The strategic implication is clear. Agent programs are no longer blocked by model quality. They are blocked by execution safety and operational accountability.
Reframe the problem
Stop asking “Can the model do this task?” and start asking:
- Can the task run in an isolated environment?
- Can we constrain which tools it can call?
- Can we reconstruct every decision in incident review?
Without these, long-horizon automation turns into a hidden production liability.
Reference architecture
Use a four-layer design:
- Policy gateway: request classification, authZ, and risk scoring.
- Sandbox orchestration: ephemeral workspace per task/session.
- Harness runtime: tool contract enforcement and execution traces.
- Evidence store: immutable logs, prompt/response hashes, action metadata.
Keep model inference stateless where possible. Persist state in explicit stores, not agent memory alone.
Sandbox design choices that actually matter
Most sandbox discussions stay abstract. In practice, three choices dominate outcomes.
1. Filesystem scope
Mount only required paths per workflow. Read-only by default, write scopes explicit.
2. Network egress policy
Default deny, then open domain allowlists by workflow class.
3. Time and budget limits
Hard-stop tasks on max wall time, max tool calls, and max token budget.
These controls protect both security posture and cost predictability.
Harness as your enforcement layer
A good harness is not glue code. It is the contract system for agent execution.
Minimum contract fields for each tool:
- preconditions
- side-effect type (read/write/external)
- idempotency key strategy
- rollback semantics
- required human approval states
If tool contracts are undocumented, incident response will be guesswork.
Reliability patterns for long-horizon work
- Checkpoint every N steps with resumable state.
- Classify failures (tool, model, policy, dependency) and retry differently.
- Use quorum validation for high-impact outputs.
- Split planning and execution phases to reduce cascading errors.
Treat agent runs as distributed workflows, not single API calls.
Security and compliance posture
To satisfy audit and governance requirements:
- redact sensitive content before observability ingestion
- store signed execution summaries
- maintain per-action principal mapping
- enforce environment-specific policy packs (dev/stage/prod)

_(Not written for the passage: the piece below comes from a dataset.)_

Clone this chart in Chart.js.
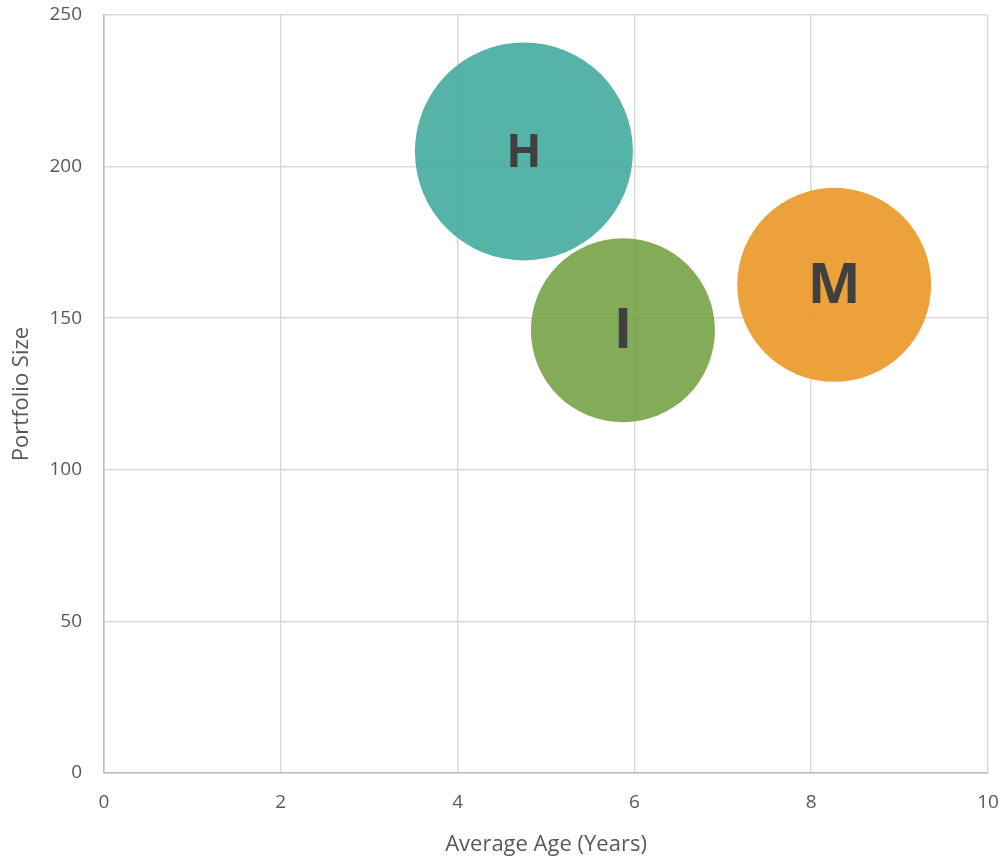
<!DOCTYPE html>
<html>
<head>
<meta charset="utf-8">
<title>Portfolio Size vs Average Age</title>
<script src="https://cdn.jsdelivr.net/npm/chart.js@4/dist/chart.umd.min.js"></script>
<style>
  html, body { margin: 0; padding: 0; background: #fff; }
  #wrap { width: 1004px; height: 858px; }
</style>
</head>
<body>
<div id="wrap"><canvas id="chart" width="1004" height="858"></canvas></div>
<script>
// portfolio groups
const names = ['H', 'I', 'M'];
const avgAge = [4.75, 5.87, 8.26];
const portfolioSize = [205, 146, 161];
const bubbleRadius = [109, 92, 97];
const colors = ['rgba(72,172,159,0.92)', 'rgba(121,164,74,0.92)', 'rgba(236,153,42,0.92)'];
const labelSizes = [46, 56, 56];

const xTicks = [0, 2, 4, 6, 8, 10];
const yTicks = [0, 50, 100, 150, 200, 250];

// write the group letter in the middle of each bubble
const bubbleLabels = {
    id: 'bubbleLabels',
    afterDatasetsDraw(chart) {
        const ctx = chart.ctx;
        chart.data.datasets.forEach((ds, i) => {
            const pt = chart.getDatasetMeta(i).data[0];
            ctx.save();
            ctx.fillStyle = '#404040';
            ctx.font = `bold ${labelSizes[i]}px "Open Sans", sans-serif`;
            ctx.textAlign = 'center';
            ctx.textBaseline = 'middle';
            ctx.fillText(names[i], pt.x, pt.y + 2);
            ctx.restore();
        });
    }
};

const datasets = names.map((n, i) => ({
    label: n,
    data: [{ x: avgAge[i], y: portfolioSize[i], r: bubbleRadius[i] }],
    backgroundColor: colors[i],
    borderWidth: 0,
    hoverRadius: 0,
    clip: false
}));

const tickFont = { family: '"Open Sans", sans-serif', size: 19 };
const titleFont = { family: '"Open Sans", sans-serif', size: 22 };

new Chart(document.getElementById('chart'), {
    type: 'bubble',
    data: { datasets: datasets },
    options: {
        responsive: false,
        animation: false,
        layout: { autoPadding: false, padding: { top: 15, right: 16, left: 0, bottom: 0 } },
        plugins: {
            legend: { display: false },
            tooltip: { enabled: false }
        },
        scales: {
            x: {
                type: 'linear',
                min: 0,
                max: 10,
                afterBuildTicks: axis => { axis.ticks = xTicks.map(v => ({ value: v })); },
                afterFit: axis => {
                    axis.height = 85;
                    axis.paddingLeft = 0;
                    axis.paddingRight = 0;
                },
                grid: { color: '#d9d9d9', lineWidth: 1.5, drawTicks: false },
                border: { color: '#bfbfbf', width: 1.5 },
                ticks: { color: '#595959', font: tickFont, padding: 18 },
                title: {
                    display: true,
                    text: 'Average Age (Years)',
                    color: '#595959',
                    font: titleFont,
                    padding: { top: 0, bottom: 0 }
                }
            },
            y: {
                type: 'linear',
                min: 0,
                max: 250,
                afterBuildTicks: axis => { axis.ticks = yTicks.map(v => ({ value: v })); },
                afterFit: axis => {
                    axis.width = 104;
                    axis.paddingTop = 0;
                    axis.paddingBottom = 0;
                },
                grid: { color: '#d9d9d9', lineWidth: 1.5, drawTicks: false },
                border: { color: '#bfbfbf', width: 1.5 },
                ticks: { color: '#595959', font: tickFont, padding: 22 },
                title: {
                    display: true,
                    text: 'Portfolio Size',
                    color: '#595959',
                    font: titleFont,
                    padding: { top: 9, bottom: 0 }
                }
            }
        }
    },
    plugins: [bubbleLabels]
});
</script>
</body>
</html>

This converts “AI governance” from slideware into enforceable runtime controls.
KPI set for platform teams
Track these as first-class platform metrics:
- sandbox escape incident count
- tool-call denial rate by policy
- successful completion rate by task class
- human-intervention ratio
- cost per completed objective
If you only track tokens and latency, you miss systemic risk.
60-day rollout sequence
- Days 1-10: select top three automations and define risk tiers.
- Days 11-25: implement sandbox + harness contracts for Tier 1.
- Days 26-40: add observability and incident runbooks.
- Days 41-60: expand to Tier 2, run failure-injection drills.
Closing
The “agent gap” in 2026 is not intelligence, it is execution control. Teams that operationalize sandbox boundaries and harness contracts will deploy more automation with less surprise.